As a symptom of that affective disorder, did Mrs Clitheroe suffer from insane delusions regarding Susan or otherwise was her mind was poisoned against her?

The court undertook a fact-finding exercise in relation to a number Mrs Clitheroe’s criticisms of and allegations against Susan and was satisfied that her beliefs were irrational and delusional. The court was careful to record that the principle of testamentary freedom, enshrined in English law, means that a testatrix “may disinherit for inadequate, capricious, mean or bad motives as long as that harsh judgment is not one that arose “…from some mental defect””. The court’s task is to identify when that line has been crossed – i.e., when does a belief become an insane delusion. There were two different authorities on the legal test for the presence of “insane delusions”.

Williams on Wills (10th Edition) at [4.15]: “a delusion is a belief in the existence of something which no rational person could believe, and at the same time, it must be shown to be impossible to reason the patient out of the belief.”

William Mortimer & Sunnucks (21st Edition) [10.25]” “You must of necessity put to yourself this question and answer it, ‘Can I understand how any man in possession of his senses could have believed such and such a thing?’ And if the answer you give is, ‘I cannot understand it,’ then it is of the necessity of the case that you
should say that the man is not sane (Boughton v Knight [1873])”

The Deputy Master asked counsel to make written submissions on these two tests and after careful consideration, came down in favour of the William Mortimer & Sunnocks test for eight separate reasons, which he set out in his judgement.

Applying that test to Mrs Clitheroe’s beliefs that she had held on the dates of executing the 2010 and 2013 wills, the court made findings of fact on many of them and found them to be insane delusions. For example, one of the reasons advanced by Mrs Clitheroe for dis-inheriting Susan was that she had falsely accused Mr Clitheroe of
abusing her, had broken up their marriage and was a ‘home-wrecker’. Mrs Clitheroe only began expressing these views shortly before Debra’s death. Up until then, she had always believed Susan. Indeed, the abuse came to light because Mrs Clitheroe herself had found letters written by Mr Clitheroe to Susan detailing the abuse he had perpetrated and would like to perpetrate against her, which Susan had hidden under her bed. The existence of these letters was widely evidenced in contemporaneous medical and other documents. There was no rational basis on which Mrs Clitheroe could change her mind, and her changed position was both delusional and irrational.

The court also found that Mrs Clitheroe’s mind had been poisoned against Susan, including by her defiance in calling a Macmillan nurse and as Professor Jacoby found, by projecting her guilt at outliving her daughter onto Susan.
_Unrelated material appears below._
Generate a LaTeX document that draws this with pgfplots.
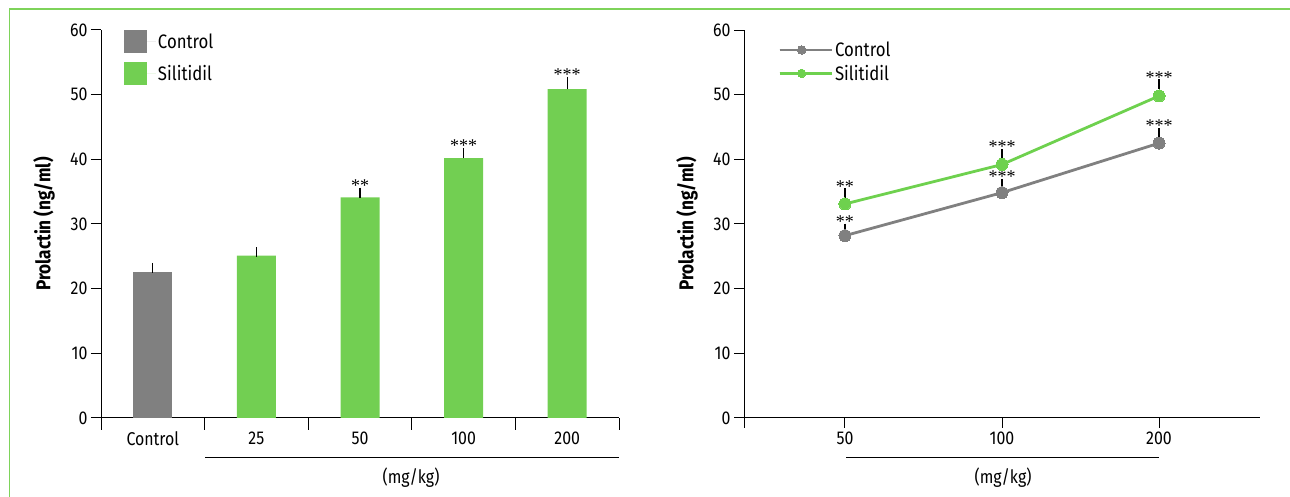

Did those delusions and the poisoning of Mrs Clitheroe’s mind influence the making of either her 2010 or 2013 will?

This question could be answered very easily in the affirmative, given that Mrs Clitheroe had expressly stated that the various beliefs she held about Susan were the reason why she had been disinherited.

Accordingly, John had failed to discharge the burden of showing that Mrs Clitheroe had had testamentary capacity when she executed either the 2010 or 2013 wills and her estate passed under the intestacy rules to John and Susan in equal shares.